Just because your brokerage firm is offering free trades, it doesn’t mean you should wager your nest egg on your trading capabilities.
Individuals who already use the company’s mobile banking app or website are entitled to 100 commission-free stock or exchange-traded fund trades in the first year. Users who exceed that amount and execute their transactions online will be charged $2.95 per trade — which is lower than the $6.95 per trade TD Ameritrade and E-Trade assess.
You Invest clients also pay no transaction fees for mutual funds they trade online.
Yet commissions are only one portion of the expenses involved in trading: Mutual funds and ETFs themselves have fees. And brokerage accounts may be subject to additional costs, including transfer and service fees.
“I’m not sure you should be doing 100 trades in the first year or in any year,” said David Mendels, director of financial planning at Creative Financial Concepts in New York.

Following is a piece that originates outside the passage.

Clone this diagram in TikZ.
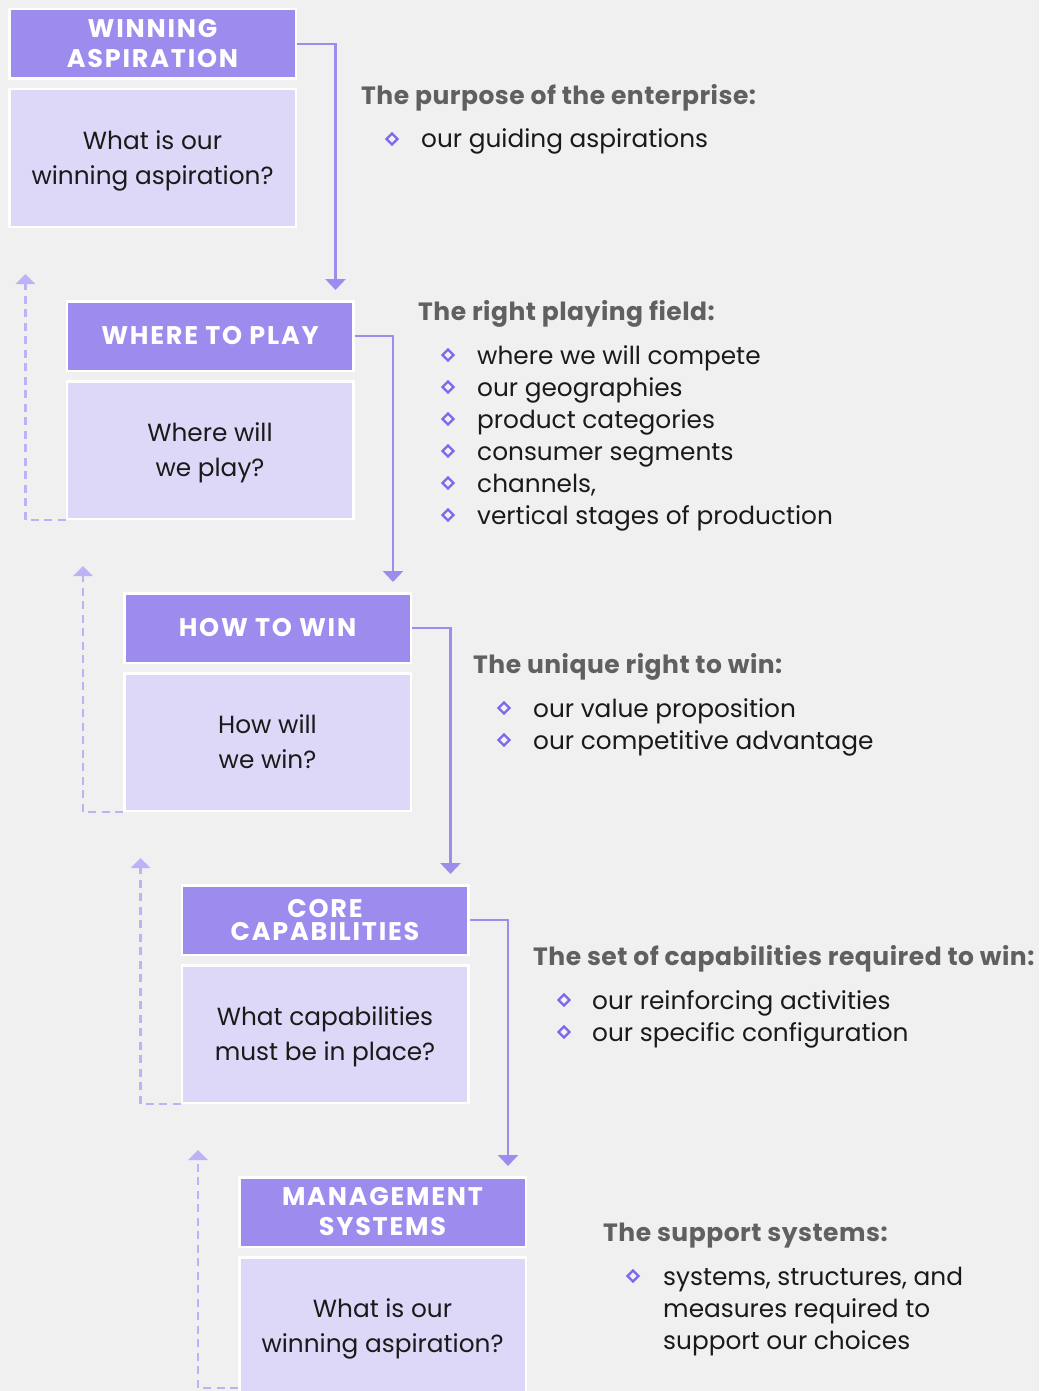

“Taking this opportunity to become an active day trader is almost universally a mistake,” he said. “Maybe someone out there can pull it off, but I haven’t met them.”
Here’s why you should proceed with caution.
Roaring markets tend to attract amateur traders.
“It’s fairly common in market run-ups,” said Patrick Amey, a certified financial planner at Aspyre Wealth Partners in Overland Park, Kansas. “People want to play or invest in individual stocks.”
When the market is rallying, the price of shares will rise, meaning you’re purchasing stocks when they are expensive.
Snapping up individual stocks comes with its own risks, too: You can easily become too concentrated in any one industry, meaning that all of your holdings will rise — and fall — together.
For this reason, it’s best to avoid using the lion’s share of your retirement savings for speculative purchases.
Provided they are on track to meet their savings goals, trading hobbyists can cordon off a small portion of their wealth to pursue their trading passion.
You can do that by establishing a brokerage account — a sort of sandbox that’s separate from your main savings and that won’t devastate your long-term goals if your investments don’t work out.
“If you enjoy trading, as long as you do it with a modest amount that you can fully afford to lose, then sure, this is a good way to get it out of your system,” said Mendels, who recommends that investors use no more than 3 percent of their savings for these purchases.
Bear in mind that while a brokerage firm may offer you commission-free trades, you’ll still face tax consequences for your activity.
Frequent traders tend to generate larger amounts of short-term capital gains, which are taxed as ordinary income if you’re using a taxable account, said Debbie J. Freeman, CPA and director of financial planning at Peak Financial Advisors in Denver.
Select your stocks with an eye toward buying and holding, said Amey.
“If you’re going to put money in something, then you should have some conviction in it,” he said. “They shouldn’t be turned over very often if you believe in the company long term.”
Clients who invest on the side tend to select companies that they interact with on a regular basis, said Amey. FAANG stocks — Facebook, Apple, Amazon, Netflix and Google parent Alphabet — are also popular.
“We encourage them to invest in what they know,” said Freeman. “Are they in the health-care space? They should tilt their allocations to industries they are familiar with.”
Turn your stock-picking into an educational experience: Crack open the annual reports of the companies you’re checking out.
Keep an eye on the news cycle and monitor your stocks’ performance. For that reason, investors generally shouldn’t snap up more than five individual stocks, or else they may end up overwhelmed, said Freeman.
Share your know-how with your family.
“Use it as a tool to teach your children or grandchildren about the markets,” said Freeman.